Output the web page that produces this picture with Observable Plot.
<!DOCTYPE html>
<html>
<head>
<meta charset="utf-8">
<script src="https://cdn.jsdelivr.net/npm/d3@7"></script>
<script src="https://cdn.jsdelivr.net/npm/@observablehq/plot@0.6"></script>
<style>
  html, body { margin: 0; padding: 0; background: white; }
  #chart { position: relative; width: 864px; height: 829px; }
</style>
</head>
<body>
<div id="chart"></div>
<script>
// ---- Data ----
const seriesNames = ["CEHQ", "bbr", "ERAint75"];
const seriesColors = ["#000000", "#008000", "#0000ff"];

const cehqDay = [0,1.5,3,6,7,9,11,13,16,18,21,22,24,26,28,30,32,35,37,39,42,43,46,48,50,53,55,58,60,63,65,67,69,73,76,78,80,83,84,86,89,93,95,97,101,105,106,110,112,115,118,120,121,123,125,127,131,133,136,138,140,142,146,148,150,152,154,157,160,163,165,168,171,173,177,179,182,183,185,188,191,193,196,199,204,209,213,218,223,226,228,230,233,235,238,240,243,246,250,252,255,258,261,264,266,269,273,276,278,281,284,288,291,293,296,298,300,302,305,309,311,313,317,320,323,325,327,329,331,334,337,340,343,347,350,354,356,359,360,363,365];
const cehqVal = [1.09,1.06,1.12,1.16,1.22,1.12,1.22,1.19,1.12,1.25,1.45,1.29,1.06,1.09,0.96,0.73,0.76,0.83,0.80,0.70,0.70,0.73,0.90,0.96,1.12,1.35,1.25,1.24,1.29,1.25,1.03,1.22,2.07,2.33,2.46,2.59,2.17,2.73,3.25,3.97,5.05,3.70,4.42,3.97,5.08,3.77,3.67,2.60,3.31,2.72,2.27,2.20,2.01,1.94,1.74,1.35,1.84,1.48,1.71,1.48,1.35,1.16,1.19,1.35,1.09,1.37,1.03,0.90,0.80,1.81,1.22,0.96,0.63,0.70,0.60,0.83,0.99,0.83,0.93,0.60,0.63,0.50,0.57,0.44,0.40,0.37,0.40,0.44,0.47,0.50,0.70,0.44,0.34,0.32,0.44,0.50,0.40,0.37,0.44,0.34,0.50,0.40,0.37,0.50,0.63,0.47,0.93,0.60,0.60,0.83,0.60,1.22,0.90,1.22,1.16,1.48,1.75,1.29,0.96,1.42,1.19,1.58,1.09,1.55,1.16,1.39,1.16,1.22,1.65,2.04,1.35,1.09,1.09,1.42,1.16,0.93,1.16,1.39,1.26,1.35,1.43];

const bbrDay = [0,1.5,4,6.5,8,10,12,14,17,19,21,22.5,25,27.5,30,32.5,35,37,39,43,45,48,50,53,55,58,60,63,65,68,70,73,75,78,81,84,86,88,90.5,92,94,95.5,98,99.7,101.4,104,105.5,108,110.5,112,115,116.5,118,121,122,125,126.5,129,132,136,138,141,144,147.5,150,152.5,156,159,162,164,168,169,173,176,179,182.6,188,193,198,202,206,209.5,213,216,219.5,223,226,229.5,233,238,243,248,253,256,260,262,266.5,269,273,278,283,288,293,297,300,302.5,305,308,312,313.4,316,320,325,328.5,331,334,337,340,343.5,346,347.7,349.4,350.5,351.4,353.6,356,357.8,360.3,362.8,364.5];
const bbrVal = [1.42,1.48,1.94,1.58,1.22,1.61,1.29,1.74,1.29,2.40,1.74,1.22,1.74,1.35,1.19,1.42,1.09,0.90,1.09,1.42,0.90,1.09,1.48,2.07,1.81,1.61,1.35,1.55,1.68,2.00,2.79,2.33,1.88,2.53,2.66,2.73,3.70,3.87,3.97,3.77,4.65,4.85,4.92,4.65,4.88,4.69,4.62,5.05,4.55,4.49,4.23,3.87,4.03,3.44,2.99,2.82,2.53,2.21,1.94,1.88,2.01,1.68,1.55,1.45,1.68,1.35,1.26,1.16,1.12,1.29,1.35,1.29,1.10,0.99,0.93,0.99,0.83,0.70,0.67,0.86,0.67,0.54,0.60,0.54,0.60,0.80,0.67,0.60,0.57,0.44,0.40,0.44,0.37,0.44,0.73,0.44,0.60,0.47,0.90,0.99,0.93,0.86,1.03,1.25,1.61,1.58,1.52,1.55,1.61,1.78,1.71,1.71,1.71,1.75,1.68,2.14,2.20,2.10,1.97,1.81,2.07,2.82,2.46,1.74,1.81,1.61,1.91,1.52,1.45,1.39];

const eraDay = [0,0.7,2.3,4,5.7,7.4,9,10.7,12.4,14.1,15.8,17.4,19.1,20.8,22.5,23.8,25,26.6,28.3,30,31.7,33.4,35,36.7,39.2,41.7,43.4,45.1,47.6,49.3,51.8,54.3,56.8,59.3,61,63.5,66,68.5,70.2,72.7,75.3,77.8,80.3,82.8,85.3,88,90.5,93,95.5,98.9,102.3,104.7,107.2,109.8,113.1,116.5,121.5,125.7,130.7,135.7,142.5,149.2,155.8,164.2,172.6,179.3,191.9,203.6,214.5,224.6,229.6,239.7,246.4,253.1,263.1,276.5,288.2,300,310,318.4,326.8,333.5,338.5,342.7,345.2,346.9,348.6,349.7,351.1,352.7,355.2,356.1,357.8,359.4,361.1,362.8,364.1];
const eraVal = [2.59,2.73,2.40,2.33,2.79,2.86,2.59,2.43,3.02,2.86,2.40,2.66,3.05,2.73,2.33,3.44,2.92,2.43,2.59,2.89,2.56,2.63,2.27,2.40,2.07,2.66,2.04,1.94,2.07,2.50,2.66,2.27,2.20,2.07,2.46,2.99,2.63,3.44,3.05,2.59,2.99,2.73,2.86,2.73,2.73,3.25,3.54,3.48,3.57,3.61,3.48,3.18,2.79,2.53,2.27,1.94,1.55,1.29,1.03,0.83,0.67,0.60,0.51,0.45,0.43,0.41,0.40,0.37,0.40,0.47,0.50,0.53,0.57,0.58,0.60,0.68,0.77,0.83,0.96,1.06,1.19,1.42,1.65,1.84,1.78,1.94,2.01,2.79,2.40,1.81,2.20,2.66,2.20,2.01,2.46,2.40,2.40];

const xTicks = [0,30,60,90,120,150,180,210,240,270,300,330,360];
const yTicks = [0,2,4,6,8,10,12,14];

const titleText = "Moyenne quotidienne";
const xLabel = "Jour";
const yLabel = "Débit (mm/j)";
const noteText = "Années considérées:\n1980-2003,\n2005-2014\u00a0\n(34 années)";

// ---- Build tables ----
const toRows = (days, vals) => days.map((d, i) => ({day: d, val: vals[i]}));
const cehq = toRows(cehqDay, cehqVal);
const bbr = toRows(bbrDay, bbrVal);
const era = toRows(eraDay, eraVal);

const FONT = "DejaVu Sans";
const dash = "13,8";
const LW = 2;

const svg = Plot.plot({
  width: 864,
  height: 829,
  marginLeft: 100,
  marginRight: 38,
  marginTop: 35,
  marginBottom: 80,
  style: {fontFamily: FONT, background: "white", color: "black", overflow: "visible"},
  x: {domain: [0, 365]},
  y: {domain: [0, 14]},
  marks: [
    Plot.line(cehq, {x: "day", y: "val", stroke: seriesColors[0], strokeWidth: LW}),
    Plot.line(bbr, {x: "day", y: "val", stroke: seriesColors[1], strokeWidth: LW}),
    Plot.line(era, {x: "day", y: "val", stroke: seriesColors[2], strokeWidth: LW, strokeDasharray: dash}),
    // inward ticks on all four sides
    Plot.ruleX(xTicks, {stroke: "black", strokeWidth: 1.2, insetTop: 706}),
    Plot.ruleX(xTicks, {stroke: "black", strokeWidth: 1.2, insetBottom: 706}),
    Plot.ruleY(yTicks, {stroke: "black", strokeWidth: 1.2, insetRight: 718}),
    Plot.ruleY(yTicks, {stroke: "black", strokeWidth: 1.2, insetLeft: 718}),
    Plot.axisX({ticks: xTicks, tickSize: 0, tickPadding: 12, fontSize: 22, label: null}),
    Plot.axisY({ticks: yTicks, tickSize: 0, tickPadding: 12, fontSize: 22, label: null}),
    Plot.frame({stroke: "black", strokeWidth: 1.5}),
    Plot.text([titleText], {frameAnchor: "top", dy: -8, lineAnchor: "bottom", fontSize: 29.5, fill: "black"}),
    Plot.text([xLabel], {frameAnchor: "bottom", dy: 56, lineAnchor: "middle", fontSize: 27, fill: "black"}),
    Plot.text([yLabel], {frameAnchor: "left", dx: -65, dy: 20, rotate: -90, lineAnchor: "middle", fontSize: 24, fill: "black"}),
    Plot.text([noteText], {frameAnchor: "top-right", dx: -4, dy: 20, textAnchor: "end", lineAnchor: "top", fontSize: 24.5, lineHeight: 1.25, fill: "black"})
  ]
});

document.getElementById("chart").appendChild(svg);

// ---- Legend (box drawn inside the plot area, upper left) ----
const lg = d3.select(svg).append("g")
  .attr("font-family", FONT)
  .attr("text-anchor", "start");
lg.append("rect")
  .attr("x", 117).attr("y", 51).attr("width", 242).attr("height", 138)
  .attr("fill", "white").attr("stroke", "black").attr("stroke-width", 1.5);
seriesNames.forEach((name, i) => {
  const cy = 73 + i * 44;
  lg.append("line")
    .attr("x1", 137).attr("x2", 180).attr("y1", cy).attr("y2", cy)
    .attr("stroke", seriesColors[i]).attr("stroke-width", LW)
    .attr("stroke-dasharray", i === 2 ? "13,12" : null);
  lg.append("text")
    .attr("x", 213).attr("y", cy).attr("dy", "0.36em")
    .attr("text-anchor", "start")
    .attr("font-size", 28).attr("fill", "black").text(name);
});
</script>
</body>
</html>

——

Copy all lines from the material that include "picture".

Output the web page that produces this picture with Observable Plot.

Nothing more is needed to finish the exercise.